Who are Panamanians? What's their history?
Updated: Apr 24
The beaches are open, and restrictions are lifting, allowing people to get out to celebrate their freedoms this month. In November, Panama celebrates two independence holidays so although the celebrations will be far from normal, at least people can get out in nature and enjoy their beautiful country.
This week, on Nov 3rd and 4th, Panama celebrates its separation from Colombia. Panama was part of an area called Gran Colombia from 1821 until 1903. Then on November 28th, Panama will celebrate its independence from Spain who ruled the country from 1513-1821.
So, who are Panamanians?
Don't worry, this won't be a long history lesson. Most Panamanians are a mix of European and Indigenous ancestry but fortunately, there still remains seven indigenous peoples of Panama who survived the Spanish conquest. In our area of Panama we live among the Ngäbe Bugle who are the most numerous indigenous group in Panama. After years of struggle, in 1997 the government of Panama officially created their "region" in western Panama as an autonomous territory where they are governed by their indigenous peoples constitutional rights.
The Ngäbe Bugle are known as fierce fighters for fighting and never surrendering to the Spaniards and now continuing to protect their rights from the Panamanian government.
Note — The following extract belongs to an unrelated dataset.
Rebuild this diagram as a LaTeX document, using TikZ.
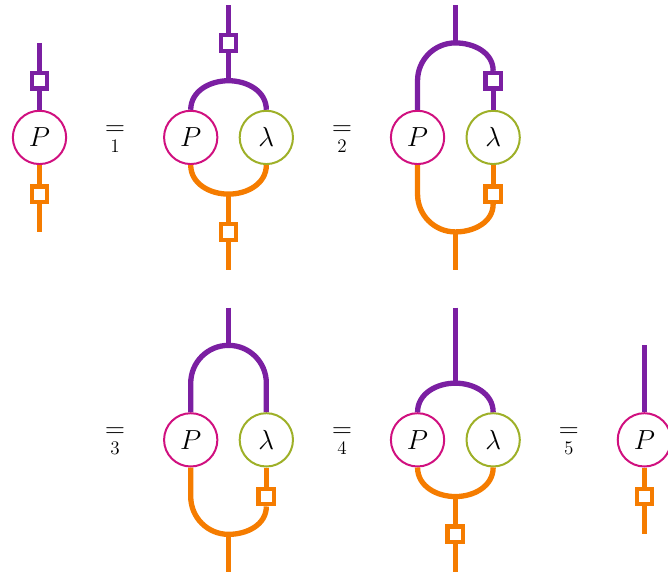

Although some of their people have moved throughout the country joining modern society, the majority still remain in the mountains of Western Panama where they govern themselves under their indigenous constitution.
It is an honor to travel through the country of Panama to see and witness the colorfully dressed people of the different indigenous groups. The Ngäbe Bugle women traditionally dress as you see in this photo and the men modestly in collared shirts and pants. From their lands of Western Panama as well as here in Veraguas, the Ngäbe Bugle typically live in humble homes maintaining their ancient self sustaining lifestyles.
While everyone is celebrating independence from Spain and Colombia this month, we will especially be honoring the original inhabitants of this beautiful country and what they have endured over the course of their history to get to where they are today.
Your Friends in Morrillo,
Cari and Ryan Mackey
Owners and Hosts
Morrillo Beach Eco Resort
TURTLE TIP:Freedom on a different level. Remember its nesting season right now. To protect the nests, avoid driving and bonfires on the beaches.